Burty gave her a quizzical look.
‘My parents emigrated here from Ireland, hence why I have such a strong liking for whiskey even if Ortley has very weak whiskey. I came here a few years back after my parents passed away and Ortley has never really accepted me since the first day.’
‘I understand what you mean,’ Burty said. He lent against the bars and slipped into a sitting position, his knees against his chest. ‘Not about the whiskey, I prefer the English gin myself, but about not being accepted, though not quite on an entire towns worth. My parents said that lawyers were the workers of the devil; so I said I would be signing a contract with the devil. They haven’t spoken to me since, doubt they’ll even hear or care of my death. Probably say I was going to hell with all the other lawyers.’
There was silence for some time. The wooden walls were thick and little sound was able to get in or out. But the clack-clack of boots on wood was clear to both of them. Burty pulled his gaze away from his shoes long enough to watch the door open and the Sheriff come in. He was arrogant, though Burty thought the arrogance was misplaced. He walked with a strut that suggested if you were on the wrong side of the law then he would personally lock you up after beating you so bad you’d have to mash all your food to eat it. Really, it was just his buddy behind him that did all the dirty work, the Sheriff just turned the key.
Right now though he stood there with his arms crossed and his tatty hat sitting aslant on a head of thick muddy brown hair.
Burty could barely look at him, ‘I take it you’re not here to let us free, Sheriff Brady? Come on, let us have one win.’
He burst out laughing, full bellied and harsh enough to make Burty wince. ‘O’course not, you think you ever gettin’ out o’ here, mister fancy-pants lawyer?’

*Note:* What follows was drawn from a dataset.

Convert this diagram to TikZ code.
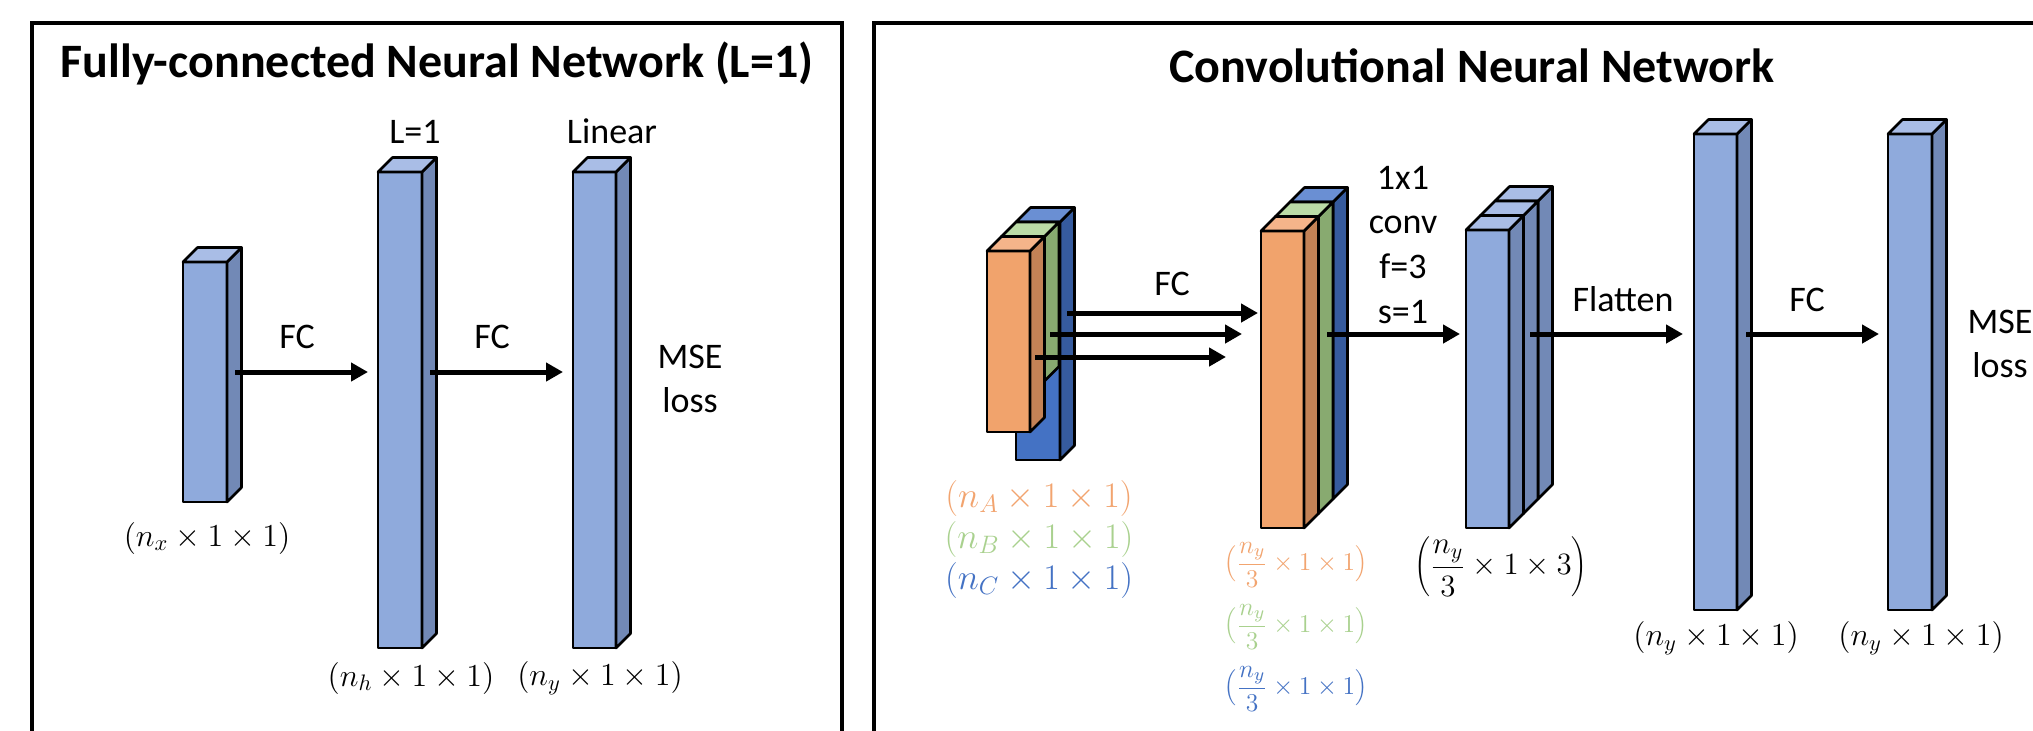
\documentclass[tikz,border=0pt]{standalone}
\usepackage{fix-cm}
\usepackage[no-math]{fontspec}
\setmainfont{Carlito}
\usetikzlibrary{arrows.meta}
\definecolor{lbF}{HTML}{8FAADC}
\definecolor{lbS}{HTML}{7289B6}
\definecolor{lbT}{HTML}{A9BDE6}
\definecolor{orF}{HTML}{F1A36C}
\definecolor{orS}{HTML}{C38256}
\definecolor{orT}{HTML}{F5B48A}
\definecolor{grF}{HTML}{A9D18E}
\definecolor{grS}{HTML}{88AA70}
\definecolor{grT}{HTML}{BBDBA6}
\definecolor{dbF}{HTML}{4472C4}
\definecolor{dbS}{HTML}{365B9E}
\definecolor{dbT}{HTML}{6A8FD3}
\definecolor{orTxt}{HTML}{F2A46F}
\definecolor{grTxt}{HTML}{A9D18E}
\definecolor{dbTxt}{HTML}{4472C4}
\def\dd{14.5}
\newcommand\fraclbl{$\displaystyle\Bigl(\frac{n_y}{3}\times1\times1\Bigr)$}
\tikzset{
  panel/.style={draw=black, line width=1.7pt},
  face/.style={draw=black, line width=1.3pt, line join=round},
  frontface/.style={face, rectangle, inner sep=0pt, outer sep=0pt, anchor=north west},
  arr/.style={line width=2.5pt, -{Triangle[length=8.5pt,width=9pt]}},
  lbl/.style={font=\fontsize{18}{22}\selectfont, anchor=base, inner sep=0pt},
  ttl/.style={font=\fontsize{24}{28}\selectfont\bfseries, anchor=base, inner sep=0pt},
  mlbl/.style={font=\fontsize{16}{19}\selectfont, inner sep=0pt},
  clbl/.style={font=\fontsize{18}{21}\selectfont, inner sep=0pt},
  flbl/.style={font=\fontsize{12.8}{15}\selectfont, inner sep=0pt},
}
% name, x0, top, x1, bottom, front, side, top colours
\newcommand\cub[8]{%
  \node[frontface, fill=#6, minimum width={(#4-#2)*0.5pt}, minimum height={(#5-#3)*0.5pt}] (#1) at (#2,#3) {};
  \filldraw[face, fill=#7] (#4,#3) -- (#4+\dd,#3-\dd) -- (#4+\dd,#5-\dd) -- (#4,#5) -- cycle;
  \filldraw[face, fill=#8] (#2,#3) -- (#2+\dd,#3-\dd) -- (#4+\dd,#3-\dd) -- (#4,#3) -- cycle;
}
\begin{document}
\begin{tikzpicture}[x=0.5pt, y=-0.5pt]
\useasboundingbox (0,0) rectangle (2033,730);
\clip (0,0) rectangle (2033,730);
\fill[white] (0,0) rectangle (2033,730);
% panels
\draw[panel] (32,23) rectangle (842,780);
\draw[panel] (874,23) rectangle (2080,780);
\node[ttl] (t1) at (437,77) {Fully-connected Neural Network (L=1)};
\node[ttl] (t2) at (1472,82) {Convolutional Neural Network};

% ---- left panel ----
\cub{b1}{183}{262}{227}{502}{lbF}{lbS}{lbT}
\cub{b2}{378}{172}{422}{648}{lbF}{lbS}{lbT}
\cub{b3}{573}{172}{616}{648}{lbF}{lbS}{lbT}
\coordinate (a1s) at (235,372); \coordinate (a1e) at (368,372);
\coordinate (a2s) at (430,372); \coordinate (a2e) at (563,372);
\draw[arr] (a1s) -- (a1e);
\draw[arr] (a2s) -- (a2e);
\node[lbl] (l1) at (415,143) {L=1};
\node[lbl] (lin) at (612,143) {Linear};
\node[lbl] (fc1) at (297,348) {FC};
\node[lbl] (fc2) at (492,348) {FC};
\node[lbl] (mse1) at (690,368) {MSE};
\node[lbl] (loss1) at (690,412) {loss};
\node[mlbl] (dx) at (207,538) {$(n_x\times1\times1)$};
\node[mlbl] (dh) at (411,678) {$(n_h\times1\times1)$};
\node[mlbl] (dy) at (600,678) {$(n_y\times1\times1)$};

% ---- right panel ----
% input stack
\cub{s1c}{1016}{222}{1060}{460}{dbF}{dbS}{dbT}
\cub{s1b}{1001.5}{236.5}{1044.5}{381}{grF}{grS}{grT}
\cub{s1a}{987}{251}{1030}{432}{orF}{orS}{orT}
% second stack
\cub{s2c}{1290}{202}{1333}{499}{dbF}{dbS}{dbT}
\cub{s2b}{1275.5}{216.5}{1318.5}{513.5}{grF}{grS}{grT}
\cub{s2a}{1261}{231}{1304}{528}{orF}{orS}{orT}
% conv output stack
\cub{s3c}{1495}{201}{1538}{499}{lbF}{lbS}{lbT}
\cub{s3b}{1480.5}{215.5}{1523.5}{513.5}{lbF}{lbS}{lbT}
\cub{s3a}{1466}{230}{1509}{528}{lbF}{lbS}{lbT}
% flatten and output
\cub{bf}{1694}{134}{1737}{610}{lbF}{lbS}{lbT}
\cub{bo}{1888}{134}{1932}{610}{lbF}{lbS}{lbT}

\coordinate (f1s) at (1067,313); \coordinate (f1e) at (1258,313);
\coordinate (f2s) at (1050,334); \coordinate (f2e) at (1242,334);
\coordinate (f3s) at (1035,357); \coordinate (f3e) at (1226,357);
\coordinate (cvs) at (1327,334); \coordinate (cve) at (1460,334);
\coordinate (fls) at (1530,334); \coordinate (fle) at (1683,334);
\coordinate (fcs) at (1746,334); \coordinate (fce) at (1879,334);
\draw[arr] (f1s) -- (f1e);
\draw[arr] (f2s) -- (f2e);
\draw[arr] (f3s) -- (f3e);
\draw[arr] (cvs) -- (cve);
\draw[arr] (fls) -- (fle);
\draw[arr] (fcs) -- (fce);

\node[lbl] (fc3) at (1172,295) {FC};
\node[lbl] (k1) at (1403,189) {1x1};
\node[lbl] (k2) at (1403,233) {conv};
\node[lbl] (k3) at (1403,278) {f=3};
\node[lbl] (k4) at (1403,323) {s=1};
\node[lbl] (flt) at (1623,311) {Flatten};
\node[lbl] (fc4) at (1807,311) {FC};
\node[lbl] (mse2) at (2000,333) {MSE};
\node[lbl] (loss2) at (2000,377) {loss};

\node[clbl, text=orTxt] (dA) at (1039,498) {$(n_A\times1\times1)$};
\node[clbl, text=grTxt] (dB) at (1039,539) {$(n_B\times1\times1)$};
\node[clbl, text=dbTxt] (dC) at (1039,580) {$(n_C\times1\times1)$};
\node[flbl, text=orTxt] (q1) at (1296,565) {\fraclbl};
\node[flbl, text=grTxt] (q2) at (1296,627) {\fraclbl};
\node[flbl, text=dbTxt] (q3) at (1296,689) {\fraclbl};
\node[font=\fontsize{15.5}{18}\selectfont, inner sep=0pt] (q4) at (1501,567) {$\displaystyle\left(\frac{n_y}{3}\times1\times3\right)$};
\node[mlbl] (dy2) at (1716,638) {$(n_y\times1\times1)$};
\node[mlbl] (dy3) at (1921,638) {$(n_y\times1\times1)$};
\end{tikzpicture}
\end{document}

‘I resigned myself to that fact a while ago,’ Burty said.
‘Quit yous whining, mister lawyer, you only been in this here jail cell for a week, that nothing compared to some of the other crim-ni-nals we had in ‘dere.’ The Sheriff guffawed. ‘Eh, Martin, get Jimmy in ‘ere and get dose two crim-ni-nals out.’
Martin went out the door and the Sheriff approached the cell that Anstice Halpin was sitting Indian-style in, one leg flat across the other. Her eyes were closed, the head slightly tipped forward. Burty noticed her lips were shiny with drool.
‘Eh, it’ll all be over enough, miss, and you’ll be able to cause no more trouble in these here good parts of Ortley. You shoulda never shown up here in the first place.’
The Sheriff backed off and waited for his henchmen to arrive; in the time that Burty had been acting as Anstice’s lawyer she had only ever once replied to the Sheriff’s antagonising comments.